Code that draws figures
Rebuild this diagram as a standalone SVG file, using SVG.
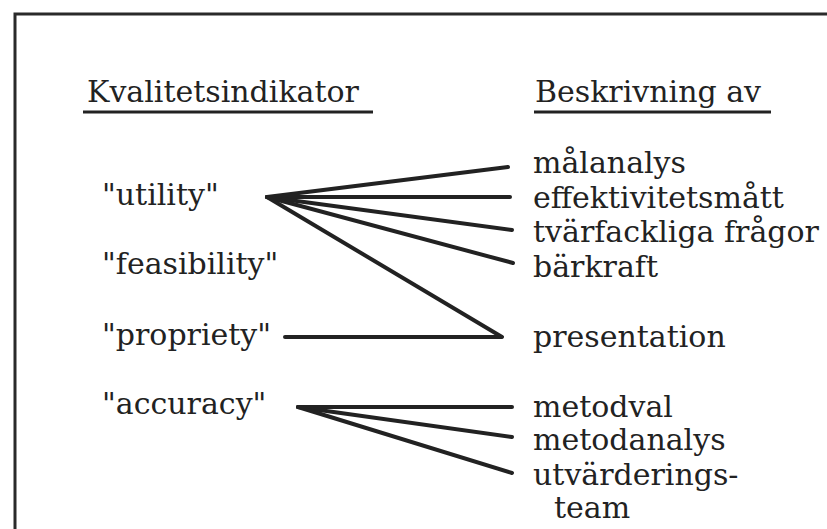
<svg xmlns="http://www.w3.org/2000/svg" width="827" height="529" viewBox="0 0 827 529">
<style>
text{font-family:"DejaVu Serif","Liberation Serif",serif;font-size:30px;fill:#222}
.frame{stroke:#2a2a2a;stroke-width:3;fill:none}
.ul{stroke:#222;stroke-width:3}
.c{stroke:#222;stroke-width:4;fill:none;stroke-linecap:round;stroke-linejoin:round}
</style>
<rect x="0" y="0" width="827" height="529" fill="#fff"/>
<path class="frame" d="M15 529 V14 H827"/>
<g id="header-left"><text x="87" y="102">Kvalitetsindikator</text><line class="ul" x1="83" y1="112" x2="373" y2="112"/></g>
<g id="header-right"><text x="535" y="102">Beskrivning av</text><line class="ul" x1="534" y1="112" x2="771" y2="112"/></g>
<g id="utility"><text x="102" y="205">"utility"</text></g>
<g id="feasibility"><text x="102" y="274">"feasibility"</text></g>
<g id="propriety"><text x="102" y="345">"propriety"</text></g>
<g id="accuracy"><text x="102" y="414">"accuracy"</text></g>
<g id="malanalys"><text x="533" y="173">målanalys</text></g>
<g id="effektivitetsmatt"><text x="533" y="208">effektivitetsmått</text></g>
<g id="tvarfackliga"><text x="533" y="242">tvärfackliga frågor</text></g>
<g id="barkraft"><text x="533" y="277">bärkraft</text></g>
<g id="presentation"><text x="533" y="347">presentation</text></g>
<g id="metodval"><text x="533" y="417">metodval</text></g>
<g id="metodanalys"><text x="533" y="450">metodanalys</text></g>
<g id="utvarderingsteam"><text x="533" y="485">utvärderings-</text><text x="554" y="518">team</text></g>
<g id="connectors">
<line class="c" x1="267" y1="197" x2="508" y2="167"/>
<line class="c" x1="267" y1="197" x2="510" y2="197"/>
<line class="c" x1="267" y1="197" x2="512" y2="230"/>
<line class="c" x1="267" y1="197" x2="513" y2="263"/>
<polyline class="c" points="267,197 502,337 285,337"/>
<line class="c" x1="298" y1="407" x2="512" y2="407"/>
<line class="c" x1="298" y1="407" x2="512" y2="437"/>
<line class="c" x1="298" y1="407" x2="512" y2="473"/>
</g>
</svg>
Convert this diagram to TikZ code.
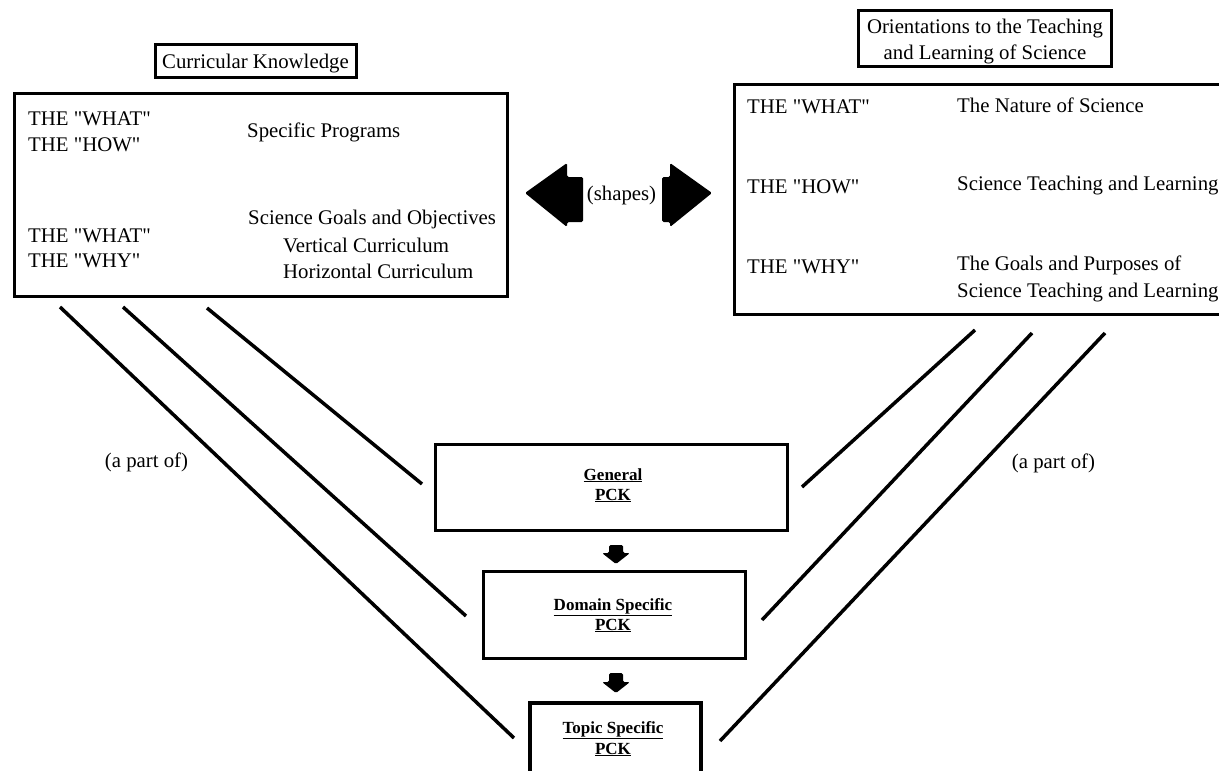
\documentclass[tikz,border=0pt]{standalone}
\usepackage{fontspec}
\setmainfont{Liberation Serif}[Ligatures=TeXOff]
\begin{document}
\begin{tikzpicture}[x=1pt,y=-1pt,
  frame/.style={draw, line width=3pt, inner sep=0pt},
  pckframe/.style={draw, line width=3.5pt, inner sep=0pt},
  txt/.style={anchor=base west, inner sep=0pt, font=\fontsize{20.8}{24}\selectfont},
  ctxt/.style={anchor=base, inner sep=0pt, font=\fontsize{20.8}{24}\selectfont},
  pck/.style={anchor=base, inner sep=0pt, font=\fontsize{17}{20}\selectfont\bfseries},
  link/.style={line width=3.5pt},
  blockarrow/.style={fill=black, rounded corners=1.5pt}]
\useasboundingbox (0,0) rectangle (1219,771);
\clip (0,0) rectangle (1219,771);

% ---- Curricular knowledge (left) ----
\node[frame, minimum width=201pt, minimum height=33pt] (ckTitleBox) at (255.5,60.5) {};
\node[ctxt] (ckTitle) at (255.5,68) {Curricular Knowledge};
\node[frame, minimum width=493pt, minimum height=203pt] (ckBox) at (260.5,194.5) {};
\node[txt] (ckWhat1) at (28,125) {THE "WHAT"};
\node[txt] (ckHow)   at (28,151) {THE "HOW"};
\node[txt] (ckProg)  at (247,137) {Specific Programs};
\node[txt] (ckGoals) at (248,224) {Science Goals and Objectives};
\node[txt] (ckVert)  at (283,252) {Vertical Curriculum};
\node[txt] (ckHor)   at (283,278) {Horizontal Curriculum};
\node[txt] (ckWhat2) at (28,242) {THE "WHAT"};
\node[txt] (ckWhy)   at (28,267) {THE "WHY"};

% ---- Orientations (right) ----
\node[frame, minimum width=253pt, minimum height=56pt] (orTitleBox) at (984.5,38) {};
\node[ctxt] (orTitle1) at (985,33) {Orientations to the Teaching};
\node[ctxt] (orTitle2) at (985,59) {and Learning of Science};
\node[frame, minimum width=492pt, minimum height=230pt] (orBox) at (980,199) {};
\node[txt] (orWhat)  at (747,113) {THE "WHAT"};
\node[txt] (orNat)   at (957,112) {The Nature of Science};
\node[txt] (orHow)   at (747,193) {THE "HOW"};
\node[txt] (orTeach) at (957,190) {Science Teaching and Learning};
\node[txt] (orWhy)   at (747,273) {THE "WHY"};
\node[txt] (orGoal1) at (957,270) {The Goals and Purposes of};
\node[txt] (orGoal2) at (957,297) {Science Teaching and Learning};

% ---- two-way block arrow between the knowledge boxes ----
\node[ctxt] (shapes) at (621.5,200) {(shapes)};
\fill[blockarrow] (525,193) -- (567,163) -- (567,177) -- (583,177)
  -- (583,222) -- (567,222) -- (567,227) -- cycle;
\fill[blockarrow] (712,193) -- (670,163) -- (670,177) -- (662,177)
  -- (662,222) -- (670,222) -- (670,227) -- cycle;

% ---- PCK levels ----
\node[pckframe, minimum width=352pt, minimum height=86pt] (genBox) at (611.5,487.5) {};
\node[pck] (gen1) at (613,480) {\underline{General}};
\node[pck] (gen2) at (613,500) {\underline{PCK}};
\node[pckframe, minimum width=262pt, minimum height=87pt] (domBox) at (614.5,615) {};
\node[pck] (dom1) at (613,610) {\underline{Domain Specific}};
\node[pck] (dom2) at (613,630) {\underline{PCK}};
\node[pckframe, minimum width=171pt, minimum height=120pt] (topBox) at (615.5,763) {};
\node[pck] (top1) at (613,733) {\underline{Topic Specific}};
\node[pck] (top2) at (613,754) {\underline{PCK}};

% downward block arrows between levels
\fill[blockarrow] (609,545) -- (623,545) -- (623,553) -- (630,553)
  -- (616,564) -- (602,553) -- (609,553) -- cycle;
\fill[blockarrow] (609,673) -- (623,673) -- (623,682) -- (630,682)
  -- (616,693) -- (602,682) -- (609,682) -- cycle;

% ---- "a part of" links ----
\coordinate (l1s) at (60,307);   \coordinate (l1e) at (514,738);
\coordinate (l2s) at (123,307);  \coordinate (l2e) at (466,616);
\coordinate (l3s) at (207,308);  \coordinate (l3e) at (422,484);
\coordinate (r1s) at (975,330);  \coordinate (r1e) at (802,487);
\coordinate (r2s) at (1032,333); \coordinate (r2e) at (762,620);
\coordinate (r3s) at (1105,333); \coordinate (r3e) at (720,741);
\draw[link] (l1s) -- (l1e);
\draw[link] (l2s) -- (l2e);
\draw[link] (l3s) -- (l3e);
\draw[link] (r1s) -- (r1e);
\draw[link] (r2s) -- (r2e);
\draw[link] (r3s) -- (r3e);
\node[ctxt] (partL) at (146.5,467) {(a part of)};
\node[ctxt] (partR) at (1053.5,468) {(a part of)};
\end{tikzpicture}
\end{document}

- **EXERCISE INSTRUCTIONS**: Return each line of the listing that holds the string "diagram".

- **WRITTEN SOLUTION**:
Rebuild this diagram as a standalone SVG file, using SVG.
Convert this diagram to TikZ code.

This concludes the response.